• _REQUIREMENTS_: Include in the output only the lines from the opening of the records through the line containing "const font = 'Liberation", each printed exactly; pictures are omitted.

▽

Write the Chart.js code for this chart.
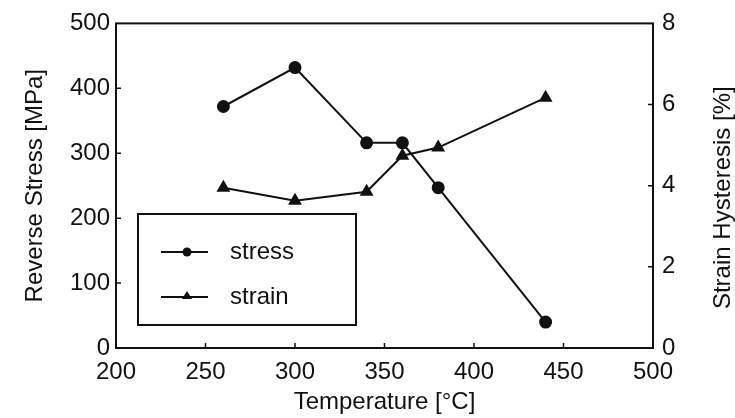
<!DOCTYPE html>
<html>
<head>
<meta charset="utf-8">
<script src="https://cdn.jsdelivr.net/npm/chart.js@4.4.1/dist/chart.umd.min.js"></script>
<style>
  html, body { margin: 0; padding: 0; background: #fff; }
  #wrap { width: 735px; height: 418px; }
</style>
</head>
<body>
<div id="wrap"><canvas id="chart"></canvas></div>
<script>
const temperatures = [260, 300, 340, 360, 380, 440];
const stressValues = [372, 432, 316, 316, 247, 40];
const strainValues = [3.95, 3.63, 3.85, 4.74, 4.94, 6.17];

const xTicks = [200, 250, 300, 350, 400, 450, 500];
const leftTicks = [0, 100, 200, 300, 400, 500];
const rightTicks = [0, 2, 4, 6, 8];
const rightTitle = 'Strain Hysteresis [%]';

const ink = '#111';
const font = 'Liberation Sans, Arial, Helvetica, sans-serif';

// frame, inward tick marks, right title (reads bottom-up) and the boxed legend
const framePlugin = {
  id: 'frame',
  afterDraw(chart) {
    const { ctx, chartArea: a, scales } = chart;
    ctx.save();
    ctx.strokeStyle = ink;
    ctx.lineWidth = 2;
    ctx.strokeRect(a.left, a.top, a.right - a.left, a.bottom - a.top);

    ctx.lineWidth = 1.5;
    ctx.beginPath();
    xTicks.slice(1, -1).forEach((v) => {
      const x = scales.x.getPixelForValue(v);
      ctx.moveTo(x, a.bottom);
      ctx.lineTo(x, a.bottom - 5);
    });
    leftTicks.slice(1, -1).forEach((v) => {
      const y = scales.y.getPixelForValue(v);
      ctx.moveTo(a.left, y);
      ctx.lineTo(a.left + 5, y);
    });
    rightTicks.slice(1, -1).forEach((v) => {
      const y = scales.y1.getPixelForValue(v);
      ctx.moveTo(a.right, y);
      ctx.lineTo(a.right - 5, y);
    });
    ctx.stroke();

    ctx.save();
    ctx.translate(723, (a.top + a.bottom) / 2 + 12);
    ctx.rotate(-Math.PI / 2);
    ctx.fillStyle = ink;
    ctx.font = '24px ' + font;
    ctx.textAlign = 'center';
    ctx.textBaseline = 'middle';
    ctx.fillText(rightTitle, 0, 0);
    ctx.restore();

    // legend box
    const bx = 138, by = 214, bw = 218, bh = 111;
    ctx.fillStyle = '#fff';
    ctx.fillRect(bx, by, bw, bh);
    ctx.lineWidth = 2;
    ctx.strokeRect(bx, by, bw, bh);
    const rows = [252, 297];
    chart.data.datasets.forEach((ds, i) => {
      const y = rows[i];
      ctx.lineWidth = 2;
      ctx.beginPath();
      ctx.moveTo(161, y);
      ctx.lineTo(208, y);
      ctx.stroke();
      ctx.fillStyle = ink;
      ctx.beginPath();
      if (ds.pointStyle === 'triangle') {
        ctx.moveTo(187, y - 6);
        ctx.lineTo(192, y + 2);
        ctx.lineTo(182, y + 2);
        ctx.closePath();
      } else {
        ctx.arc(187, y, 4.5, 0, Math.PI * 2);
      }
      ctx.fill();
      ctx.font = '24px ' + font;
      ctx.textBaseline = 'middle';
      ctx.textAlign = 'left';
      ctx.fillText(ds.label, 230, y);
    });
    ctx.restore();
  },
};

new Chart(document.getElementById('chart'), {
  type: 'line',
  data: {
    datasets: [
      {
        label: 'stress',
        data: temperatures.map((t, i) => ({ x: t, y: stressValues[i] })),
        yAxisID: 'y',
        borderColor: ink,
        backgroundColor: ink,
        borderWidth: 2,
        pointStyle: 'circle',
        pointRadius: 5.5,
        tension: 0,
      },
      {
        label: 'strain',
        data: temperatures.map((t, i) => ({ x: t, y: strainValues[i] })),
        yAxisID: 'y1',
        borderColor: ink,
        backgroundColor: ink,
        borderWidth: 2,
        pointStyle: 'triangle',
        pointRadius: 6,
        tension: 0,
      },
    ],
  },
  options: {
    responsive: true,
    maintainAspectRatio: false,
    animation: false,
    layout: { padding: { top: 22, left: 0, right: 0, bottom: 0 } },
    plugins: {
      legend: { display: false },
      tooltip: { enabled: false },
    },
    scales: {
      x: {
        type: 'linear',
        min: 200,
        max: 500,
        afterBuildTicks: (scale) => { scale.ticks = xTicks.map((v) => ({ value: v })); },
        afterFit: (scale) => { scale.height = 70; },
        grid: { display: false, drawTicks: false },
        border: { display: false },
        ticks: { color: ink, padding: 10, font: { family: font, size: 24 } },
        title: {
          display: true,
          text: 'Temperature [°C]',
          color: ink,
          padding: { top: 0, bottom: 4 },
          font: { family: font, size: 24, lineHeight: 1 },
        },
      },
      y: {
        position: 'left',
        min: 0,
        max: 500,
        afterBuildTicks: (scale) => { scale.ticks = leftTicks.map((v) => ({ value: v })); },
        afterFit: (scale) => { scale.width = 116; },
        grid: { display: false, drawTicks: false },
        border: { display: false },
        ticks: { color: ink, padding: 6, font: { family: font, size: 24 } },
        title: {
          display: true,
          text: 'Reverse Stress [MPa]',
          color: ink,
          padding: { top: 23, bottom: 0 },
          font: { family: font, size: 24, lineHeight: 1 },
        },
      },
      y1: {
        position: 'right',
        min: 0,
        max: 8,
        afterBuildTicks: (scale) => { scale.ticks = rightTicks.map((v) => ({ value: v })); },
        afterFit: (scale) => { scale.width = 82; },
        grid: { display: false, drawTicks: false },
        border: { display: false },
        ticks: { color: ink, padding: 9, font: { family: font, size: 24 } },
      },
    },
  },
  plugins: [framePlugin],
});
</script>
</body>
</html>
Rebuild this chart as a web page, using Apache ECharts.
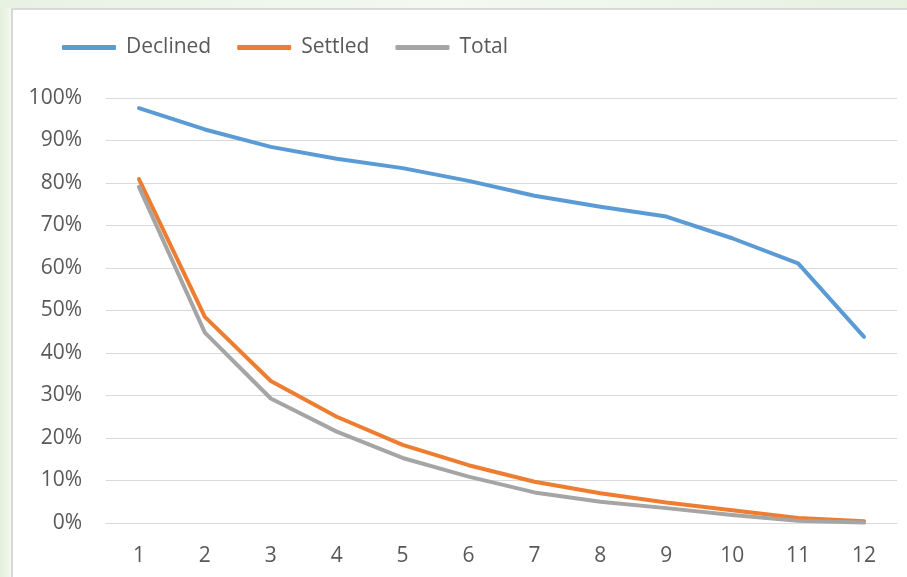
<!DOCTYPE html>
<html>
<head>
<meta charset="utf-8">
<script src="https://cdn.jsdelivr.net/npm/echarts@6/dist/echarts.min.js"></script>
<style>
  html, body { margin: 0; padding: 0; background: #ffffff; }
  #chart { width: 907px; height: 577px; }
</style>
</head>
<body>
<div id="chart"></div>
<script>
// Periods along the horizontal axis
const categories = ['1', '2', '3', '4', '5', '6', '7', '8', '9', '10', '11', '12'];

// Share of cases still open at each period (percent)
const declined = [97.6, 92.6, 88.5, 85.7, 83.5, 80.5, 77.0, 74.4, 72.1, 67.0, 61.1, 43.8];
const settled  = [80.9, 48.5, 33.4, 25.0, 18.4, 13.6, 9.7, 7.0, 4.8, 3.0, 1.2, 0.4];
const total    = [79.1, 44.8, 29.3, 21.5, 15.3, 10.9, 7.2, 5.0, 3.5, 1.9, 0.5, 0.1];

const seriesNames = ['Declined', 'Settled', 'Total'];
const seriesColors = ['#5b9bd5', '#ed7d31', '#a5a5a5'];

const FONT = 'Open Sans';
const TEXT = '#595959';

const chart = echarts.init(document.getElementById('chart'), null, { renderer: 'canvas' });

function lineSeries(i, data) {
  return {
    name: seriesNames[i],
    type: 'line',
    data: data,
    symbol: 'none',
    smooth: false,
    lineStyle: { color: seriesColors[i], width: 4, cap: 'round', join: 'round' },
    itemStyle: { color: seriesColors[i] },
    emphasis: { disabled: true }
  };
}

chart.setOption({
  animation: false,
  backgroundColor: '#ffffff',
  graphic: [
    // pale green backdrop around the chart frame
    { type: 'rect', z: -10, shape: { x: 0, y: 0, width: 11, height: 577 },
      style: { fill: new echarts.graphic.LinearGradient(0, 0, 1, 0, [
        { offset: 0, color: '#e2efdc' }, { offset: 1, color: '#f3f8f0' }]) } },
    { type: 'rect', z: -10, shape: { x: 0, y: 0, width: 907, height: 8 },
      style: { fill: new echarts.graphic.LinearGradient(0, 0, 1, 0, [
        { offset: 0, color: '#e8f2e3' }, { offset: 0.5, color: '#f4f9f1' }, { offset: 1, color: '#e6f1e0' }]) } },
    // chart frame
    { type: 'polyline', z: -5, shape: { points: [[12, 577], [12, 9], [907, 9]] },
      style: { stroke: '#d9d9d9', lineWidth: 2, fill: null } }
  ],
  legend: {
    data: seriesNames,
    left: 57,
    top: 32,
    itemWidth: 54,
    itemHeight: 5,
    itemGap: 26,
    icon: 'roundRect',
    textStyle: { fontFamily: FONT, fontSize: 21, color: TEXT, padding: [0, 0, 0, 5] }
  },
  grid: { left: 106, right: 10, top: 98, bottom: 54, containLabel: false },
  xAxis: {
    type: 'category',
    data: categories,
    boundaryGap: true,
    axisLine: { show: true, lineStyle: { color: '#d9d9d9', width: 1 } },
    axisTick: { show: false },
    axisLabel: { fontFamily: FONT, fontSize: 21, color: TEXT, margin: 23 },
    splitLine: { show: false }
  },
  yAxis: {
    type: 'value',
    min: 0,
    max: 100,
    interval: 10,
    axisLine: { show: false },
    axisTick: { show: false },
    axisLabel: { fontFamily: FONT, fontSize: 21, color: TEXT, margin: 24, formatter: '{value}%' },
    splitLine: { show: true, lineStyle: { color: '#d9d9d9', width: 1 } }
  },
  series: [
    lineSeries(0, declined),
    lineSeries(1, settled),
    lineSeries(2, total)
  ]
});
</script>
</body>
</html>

△

• _FINISHED ANSWER_:
Write the Chart.js code for this chart.
<!DOCTYPE html>
<html>
<head>
<meta charset="utf-8">
<script src="https://cdn.jsdelivr.net/npm/chart.js@4.4.1/dist/chart.umd.min.js"></script>
<style>
  html, body { margin: 0; padding: 0; background: #fff; }
  #wrap { width: 735px; height: 418px; }
</style>
</head>
<body>
<div id="wrap"><canvas id="chart"></canvas></div>
<script>
const temperatures = [260, 300, 340, 360, 380, 440];
const stressValues = [372, 432, 316, 316, 247, 40];
const strainValues = [3.95, 3.63, 3.85, 4.74, 4.94, 6.17];

const xTicks = [200, 250, 300, 350, 400, 450, 500];
const leftTicks = [0, 100, 200, 300, 400, 500];
const rightTicks = [0, 2, 4, 6, 8];
const rightTitle = 'Strain Hysteresis [%]';

const ink = '#111';
const font = 'Liberation Sans, Arial, Helvetica, sans-serif';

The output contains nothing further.